Balkans 2014 travel blog

Boarding the train

The 1st Class Car

An old auto designed to travel the rails. On display near tracks.

Crossing the Danube


Today's adventure was traveling from Bucharest to Constanta on the coast of the Black Sea.

Much of the day was spent on the train watching the scenery go by. I don't know the exact speed of the train but we were passing almost all of the cars on the highways. So, I'm guessing we were going about 70mph. Much faster than any trains in the U.S., except for the Acella.

Once we left Bucharest, the scenery quickly changed to rural. Almost all of the land was plowed and planted or in use as pasture for cows or goats. I was not able to identify any farm houses. There were a few dilapidated concrete houses near the rails. Most seemed to be abandoned. It's possible that the owners of these fields do not live adjacent to their fields. I don't know and have no one to ask.

Once we arrived in Constanta, I had the immediate need to find a hotel. I had intentionally avoided making a hotel reservation in Constata to challenge myself.

Often, in Western Europe, there is an Information booth or a booking office at the train station. There was none.

In many towns, there are several cheap hotels within sight of the train stations. As I visually scanned the area around the outside of the station, I could find now.

OK, let's try walking (while wearing my backpack). In the distance, I saw, and later confrmed, the shore of the Black Sea. I walked towards it, in the hopes of finding a hotel. Nothing. Homes. Stores. No hotels. No signs for hotels.

I took out my cell phone and brought up Google maps. (I had had the forsight to download an off-line map of Constanta prior to leaving Bulgaria.) Sure enough, the built-in GPS quickly found my location south of the train station. In the U.S., there's a "what's near me" option in Google maps. Not so, here.

OK. This isn't working. I pulled out my Nook and brought up my Lonely Planet guide to Romania. I found a listed of several hotels in Constanta including their phone numbers and addresses. Good, now I just have to find one.

I looked by at my map. Yes, it knew exactly where I was standing and showed all of the roads around me. There were no names on any of the roads! I looked around for road signs. No labels on any of the roads. I'm standing at the intersection of what with what? How does anyone find anything here?

I tried calling one of the hotels listed in my guide book and asked for directions. She said to turn right as I left the train station. I walked back to the train station and followed her directions. After about a mile (still wearing my backpack), I couldn't find the hotel. I think I'm getting to be too old for this!

I managed to find a pedestrian who spoke Engligh. I showed her the page in my guidebook and asked her for directions. She said that it was a long distance from where I was standing and was on the opposite side of the train station.

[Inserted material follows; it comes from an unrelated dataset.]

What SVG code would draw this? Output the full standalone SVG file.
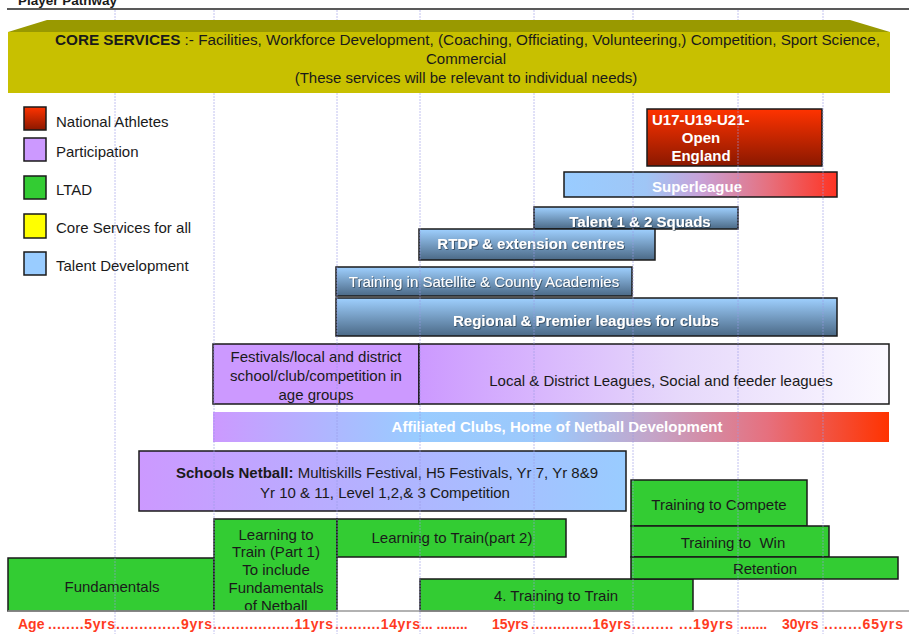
<svg xmlns="http://www.w3.org/2000/svg" width="909" height="634" viewBox="0 0 909 634">
<defs>
<style>
text{font-family:"Liberation Sans",Arial,sans-serif;font-size:15px;fill:#1a1a1a}
.c{text-anchor:middle}
.b{font-weight:bold}
.w{fill:#ffffff;font-weight:bold}
.box{stroke:#1a1a1a;stroke-width:1.5}
.g{fill:#33cc33}
.age{fill:#ff3b1f;font-weight:bold;font-size:14px}
.grid{stroke:#9a9ae6;stroke-width:1;stroke-dasharray:2 1;opacity:0.6}
</style>
<linearGradient id="red" x1="0" y1="0" x2="0" y2="1"><stop offset="0" stop-color="#ff3300"/><stop offset="1" stop-color="#8a1800"/></linearGradient>
<linearGradient id="blue" x1="0" y1="0" x2="0" y2="1"><stop offset="0" stop-color="#9fd0ff"/><stop offset="1" stop-color="#4b6986"/></linearGradient>
<linearGradient id="super" x1="0" y1="0" x2="1" y2="0"><stop offset="0" stop-color="#99ccff"/><stop offset="0.3" stop-color="#9fc6f6"/><stop offset="0.5" stop-color="#c8a2d8"/><stop offset="0.75" stop-color="#e6707e"/><stop offset="1" stop-color="#ff3322"/></linearGradient>
<linearGradient id="aff" x1="0" y1="0" x2="1" y2="0"><stop offset="0" stop-color="#cc99ff"/><stop offset="0.3" stop-color="#99ccff"/><stop offset="0.5" stop-color="#9cc8fb"/><stop offset="0.65" stop-color="#c4a4c8"/><stop offset="0.82" stop-color="#e6707e"/><stop offset="1" stop-color="#ff3300"/></linearGradient>
<linearGradient id="school" x1="0" y1="0" x2="1" y2="0"><stop offset="0" stop-color="#cc99ff"/><stop offset="1" stop-color="#99ccff"/></linearGradient>
<linearGradient id="local" x1="0" y1="0" x2="1" y2="0"><stop offset="0" stop-color="#cc99ff"/><stop offset="0.55" stop-color="#e6d8fb"/><stop offset="1" stop-color="#fbf9ff"/></linearGradient>
<filter id="sh" x="-5%" y="-30%" width="110%" height="160%"><feDropShadow dx="0.8" dy="0.8" stdDeviation="0.6" flood-color="#203040" flood-opacity="0.8"/></filter>
<clipPath id="l1clip"><rect x="214" y="519" width="123" height="92"/></clipPath>
</defs>
<rect width="909" height="634" fill="#ffffff"/>

<g id="title">
<text x="18" y="5" class="b" style="font-size:13.5px">Player Pathway</text>
<line x1="7" y1="9" x2="909" y2="9" stroke="#222" stroke-width="1.5"/>
</g>

<g id="core-services">
<polygon points="8,32 47,20 850,20 890,32" fill="#999900"/>
<rect x="8" y="32" width="882" height="61" fill="#c8c000"/>
<text x="55" y="45" textLength="825" lengthAdjust="spacingAndGlyphs" style="font-size:14px"><tspan class="b">CORE SERVICES</tspan>  :- Facilities, Workforce Development, (Coaching, Officiating, Volunteering,) Competition, Sport Science,</text>
<text x="466" y="64" class="c">Commercial</text>
<text x="466" y="83" class="c">(These services will be relevant to individual needs)</text>
</g>

<g id="legend">
<rect x="24" y="107" width="22" height="23" fill="url(#red)" class="box"/>
<text x="56" y="127">National Athletes</text>
<rect x="24" y="138" width="22" height="23" fill="#cc99ff" class="box"/>
<text x="56" y="157">Participation</text>
<rect x="24" y="176" width="22" height="23" fill="#33cc33" class="box"/>
<text x="56" y="195">LTAD</text>
<rect x="24" y="214" width="22" height="24" fill="#ffff00" class="box"/>
<text x="56" y="233">Core Services for all</text>
<rect x="24" y="252" width="22" height="23" fill="#99ccff" class="box"/>
<text x="56" y="271">Talent Development</text>
</g>

<g id="national">
<rect x="647" y="109" width="175" height="57" fill="url(#red)" class="box"/>
<text x="652" y="125" class="w">U17-U19-U21-</text>
<text x="701" y="143" class="w c">Open</text>
<text x="701" y="161" class="w c">England</text>
</g>

<g id="superleague">
<rect x="564" y="172" width="273" height="25" fill="url(#super)" class="box"/>
<text x="697" y="192" class="w c">Superleague</text>
</g>

<g id="talent-squads">
<rect x="534" y="207" width="204" height="22" fill="url(#blue)" class="box"/>
<text x="640" y="227" class="w c" filter="url(#sh)">Talent 1 &amp; 2 Squads</text>
</g>

<g id="rtdp">
<rect x="419" y="229" width="236" height="31" fill="url(#blue)" class="box"/>
<text x="531" y="249" class="w c" filter="url(#sh)">RTDP &amp; extension centres</text>
</g>

<g id="satellite">
<rect x="336" y="267" width="296" height="29" fill="url(#blue)" class="box"/>
<text x="484" y="287" class="c" style="fill:#fff" filter="url(#sh)">Training in Satellite &amp; County Academies</text>
</g>

<g id="regional">
<rect x="336" y="298" width="501" height="38" fill="url(#blue)" class="box"/>
<text x="586" y="326" class="w c" filter="url(#sh)">Regional &amp; Premier leagues for clubs</text>
</g>

<g id="festivals">
<rect x="213" y="344" width="206" height="60" fill="#cc99ff" class="box"/>
<text x="316" y="362" class="c">Festivals/local and district</text>
<text x="316" y="381" class="c">school/club/competition in</text>
<text x="316" y="400" class="c">age groups</text>
</g>

<g id="local-leagues">
<rect x="419" y="344" width="470" height="60" fill="url(#local)" class="box"/>
<text x="661" y="386" class="c">Local &amp; District Leagues, Social and feeder leagues</text>
</g>

<g id="affiliated">
<rect x="213" y="412" width="676" height="30" fill="url(#aff)"/>
<text x="557" y="432" class="w c">Affiliated Clubs, Home of Netball Development</text>
</g>

<g id="schools">
<rect x="139" y="451" width="487" height="60" fill="url(#school)" class="box"/>
<text x="387" y="478" class="c"><tspan class="b">Schools Netball:</tspan> Multiskills Festival, H5 Festivals, Yr 7, Yr 8&amp;9</text>
<text x="385" y="498" class="c">Yr 10 &amp; 11, Level 1,2,&amp; 3 Competition</text>
</g>

<g id="fundamentals">
<rect x="8" y="558" width="206" height="53" class="box g"/>
<text x="112" y="592" class="c">Fundamentals</text>
</g>

<g id="learning-1">
<rect x="214" y="519" width="123" height="92" class="box g"/>
<g clip-path="url(#l1clip)">
<text x="276" y="540" class="c">Learning to</text>
<text x="276" y="557" class="c">Train (Part 1)</text>
<text x="276" y="575" class="c">To include</text>
<text x="276" y="593" class="c">Fundamentals</text>
<text x="276" y="611" class="c">of Netball</text>
</g>
</g>

<g id="learning-2">
<rect x="337" y="519" width="229" height="38" class="box g"/>
<text x="452" y="543" class="c">Learning to Train(part 2)</text>
</g>

<g id="training-to-train">
<rect x="420" y="579" width="273" height="32" class="box g"/>
<text x="556" y="601" class="c">4. Training to Train</text>
</g>

<g id="compete">
<rect x="631" y="480" width="176" height="46" class="box g"/>
<text x="719" y="510" class="c">Training to Compete</text>
</g>

<g id="win">
<rect x="631" y="526" width="198" height="31" class="box g"/>
<text x="733" y="548" class="c" xml:space="preserve">Training to  Win</text>
</g>

<g id="retention">
<rect x="631" y="557" width="267" height="22" class="box g"/>
<text x="765" y="574" class="c">Retention</text>
</g>

<g id="axis">
<line x1="8" y1="611" x2="909" y2="611" stroke="#999" stroke-width="1.5"/>
<text x="18" y="629" class="age">Age</text>
<text x="48" y="629" class="age" textLength="67" lengthAdjust="spacing">........5yrs</text>
<text x="116" y="629" class="age" textLength="96" lengthAdjust="spacing">..............9yrs</text>
<text x="213" y="629" class="age" textLength="120" lengthAdjust="spacing">..................11yrs</text>
<text x="335" y="629" class="age" textLength="85" lengthAdjust="spacing">..........14yrs</text>
<text x="421" y="629" class="age" xml:space="preserve">... ........</text>
<text x="492" y="629" class="age">15yrs</text>
<text x="531" y="629" class="age" textLength="100" lengthAdjust="spacing">..............16yrs</text>
<text x="632" y="629" class="age" textLength="101" lengthAdjust="spacing">......... ...19yrs</text>
<text x="740" y="629" class="age">.......</text>
<text x="782" y="629" class="age">30yrs</text>
<text x="824" y="629" class="age" textLength="79" lengthAdjust="spacing">........65yrs</text>
</g>

<g id="gridlines" class="grid">
<path d="M115 10V20M115 93V634M214 10V20M214 93V634M337 10V20M337 93V634M420 10V20M420 93V634M534 10V20M534 93V634M633 10V20M633 93V634M738 10V20M738 93V634M823 10V20M823 93V634" fill="none"/>
</g>
</svg>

Hmmm. This calls for a taxi. As I walked back to the train station, I tried hailing each taxi that I saw. None of the stopped.

Once back at the train station, I showed the address in my guidebook page to one of the taxi drivers. He agreed and gave me a ride. As he left the train station, he turned LEFT not right. So much for the advice from the hotel's front desk. We soon arrived at the hotel. Although the meter only said 2 leu, he charged me 5 leu ($1.40). Not bad for a taxi ride. Much better than wandering about town forever. I paid the driver 5 leu.

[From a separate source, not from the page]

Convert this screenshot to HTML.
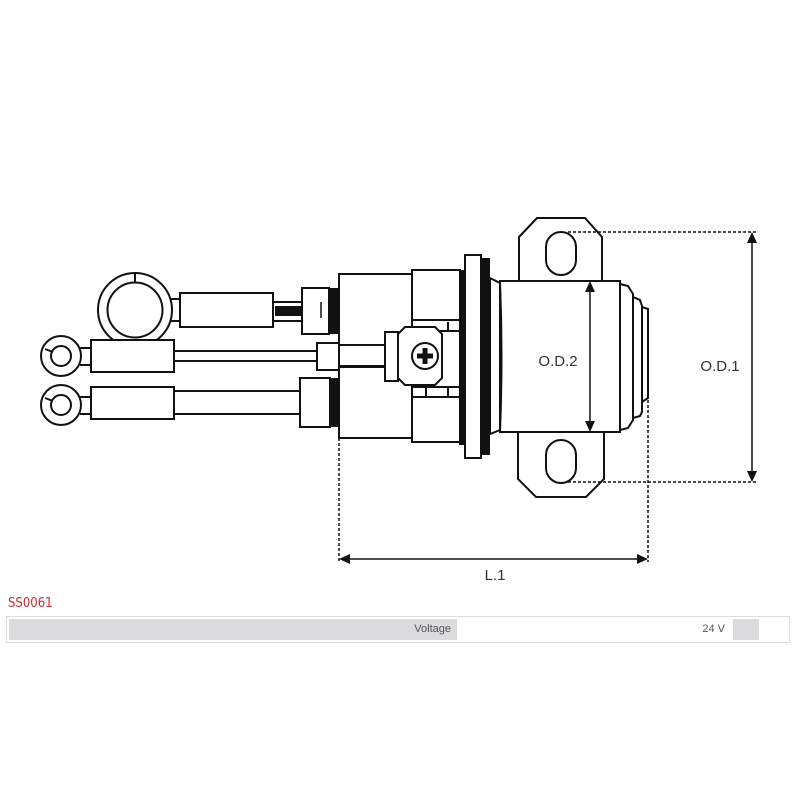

The hotel charged me 85 leu (about $24) for one night, including breakfast. Once settle in my hotel, I wandered off to randomly explore the town.

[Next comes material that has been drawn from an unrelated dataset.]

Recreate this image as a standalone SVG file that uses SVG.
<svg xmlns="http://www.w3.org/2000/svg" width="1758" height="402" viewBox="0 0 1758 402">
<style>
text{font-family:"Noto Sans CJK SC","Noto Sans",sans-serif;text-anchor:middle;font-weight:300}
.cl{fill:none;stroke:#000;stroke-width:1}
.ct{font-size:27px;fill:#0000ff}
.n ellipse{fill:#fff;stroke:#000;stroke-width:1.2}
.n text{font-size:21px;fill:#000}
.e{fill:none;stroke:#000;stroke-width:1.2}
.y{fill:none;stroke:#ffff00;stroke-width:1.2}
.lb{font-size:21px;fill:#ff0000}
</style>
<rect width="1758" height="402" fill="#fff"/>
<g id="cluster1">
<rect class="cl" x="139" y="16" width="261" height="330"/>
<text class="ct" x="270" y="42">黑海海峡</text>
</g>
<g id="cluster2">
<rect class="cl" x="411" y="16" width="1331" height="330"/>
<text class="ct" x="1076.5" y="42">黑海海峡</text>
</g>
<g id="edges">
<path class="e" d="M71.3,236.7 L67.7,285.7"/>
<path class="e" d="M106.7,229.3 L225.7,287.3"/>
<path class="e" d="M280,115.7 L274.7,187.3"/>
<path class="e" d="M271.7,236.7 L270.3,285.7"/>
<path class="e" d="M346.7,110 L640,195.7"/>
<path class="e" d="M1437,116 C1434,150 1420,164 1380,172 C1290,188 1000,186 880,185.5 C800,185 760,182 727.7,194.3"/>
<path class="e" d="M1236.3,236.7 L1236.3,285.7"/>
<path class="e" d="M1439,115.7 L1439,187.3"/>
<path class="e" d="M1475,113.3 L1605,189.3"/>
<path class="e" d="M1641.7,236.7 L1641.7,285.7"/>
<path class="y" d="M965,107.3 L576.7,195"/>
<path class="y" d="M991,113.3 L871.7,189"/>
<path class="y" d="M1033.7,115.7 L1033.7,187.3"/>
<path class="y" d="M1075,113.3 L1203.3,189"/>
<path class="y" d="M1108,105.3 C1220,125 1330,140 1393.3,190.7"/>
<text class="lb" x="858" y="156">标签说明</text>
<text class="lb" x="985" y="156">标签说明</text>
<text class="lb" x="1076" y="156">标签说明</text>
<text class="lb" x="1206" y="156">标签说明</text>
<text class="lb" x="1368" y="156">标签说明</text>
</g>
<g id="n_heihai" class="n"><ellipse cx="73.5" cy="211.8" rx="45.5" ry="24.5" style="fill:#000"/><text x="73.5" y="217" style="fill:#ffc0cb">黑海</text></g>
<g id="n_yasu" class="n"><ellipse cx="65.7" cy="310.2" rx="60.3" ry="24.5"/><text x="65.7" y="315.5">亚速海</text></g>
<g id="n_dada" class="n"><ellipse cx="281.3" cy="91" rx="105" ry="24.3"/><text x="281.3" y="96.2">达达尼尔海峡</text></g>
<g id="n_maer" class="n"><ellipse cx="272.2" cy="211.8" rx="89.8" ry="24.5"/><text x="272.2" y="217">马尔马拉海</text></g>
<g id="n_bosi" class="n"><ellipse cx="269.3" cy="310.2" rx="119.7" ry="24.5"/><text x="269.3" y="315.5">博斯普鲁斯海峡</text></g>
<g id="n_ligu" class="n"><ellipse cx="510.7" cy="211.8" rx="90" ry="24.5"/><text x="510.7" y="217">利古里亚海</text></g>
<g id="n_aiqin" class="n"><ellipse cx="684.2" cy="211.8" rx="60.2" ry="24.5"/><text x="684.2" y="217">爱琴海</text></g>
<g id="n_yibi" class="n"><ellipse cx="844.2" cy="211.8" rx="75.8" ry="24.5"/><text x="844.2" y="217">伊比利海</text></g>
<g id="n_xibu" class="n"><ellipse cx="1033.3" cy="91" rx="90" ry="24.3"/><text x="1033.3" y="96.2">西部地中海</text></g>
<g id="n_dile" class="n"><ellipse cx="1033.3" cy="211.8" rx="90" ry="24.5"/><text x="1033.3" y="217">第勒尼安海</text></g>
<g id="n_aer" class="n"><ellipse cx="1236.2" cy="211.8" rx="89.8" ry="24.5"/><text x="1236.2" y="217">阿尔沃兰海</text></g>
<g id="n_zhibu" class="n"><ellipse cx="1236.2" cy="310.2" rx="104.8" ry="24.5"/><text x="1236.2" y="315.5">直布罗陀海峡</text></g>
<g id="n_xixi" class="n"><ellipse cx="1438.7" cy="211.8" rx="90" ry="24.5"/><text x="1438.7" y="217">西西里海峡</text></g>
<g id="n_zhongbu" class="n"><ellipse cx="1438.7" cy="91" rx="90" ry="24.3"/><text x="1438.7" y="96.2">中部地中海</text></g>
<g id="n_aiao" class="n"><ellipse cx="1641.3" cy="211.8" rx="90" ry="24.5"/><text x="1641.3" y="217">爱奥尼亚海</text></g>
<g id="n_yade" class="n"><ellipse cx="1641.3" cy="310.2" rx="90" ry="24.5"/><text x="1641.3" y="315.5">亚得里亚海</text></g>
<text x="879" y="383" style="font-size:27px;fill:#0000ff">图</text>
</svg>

Constanta and many of the other towns along the shore of the Black Sea have been a summer destination for tourists from western Europe for centuries. Once I found the town beach, I still wasn't sure what the attraction has been. The beach did have sand. (Many famous beaches on the Mediterranean consist of pebbles not sand.) But, it was only about 200 feet long. Not much of a beach by Rhode Island standards. Of course, this being November, the beach was essentially empty.

As I continued to wander about town, I was approached by two older gentlemen, perhaps 40 years old. (Around here, that's quite old!) They were admiring my belt and, it seemed, trying to sell me another belt. Why would I want another belt? Mine is fine. They started pulling on my belt and talking about it. This made me very uncomfortable and I attempted to get them to stop. I looked around. There were no other tourists anywhere nearby and no police, since this is the off-season. I was their only possible target. They continued talking (in Romanian) and occasionally tugging on my belt for a while and then suddenly departed. I quickly checked my pockets and discovered that my “mugger money” was missing. I always carry the local equivalent of $10 - $20 in an open pocket to give to a mugger if necessary to avoid violence. (The muggers all assume that tourists carry money and might beat them or even kill them if they refuse to turn it over.) I call this my mugger money. I had not felt a hand in my pocket. Clearly, they've learned this tactic from experience.

I checked my zippered pockets. Yes, my “real” money, about $85 dollars, and my debit card (with $600) were still safe. The rest of my money, my credit cards, and my passport were all safe in my hotel room. I tallied my expenses and determined that I was missing the equivalent of $16. No big deal to lose $16 but I hate to have the pickpockets succeed because it gives them incentive to continue going after tourists.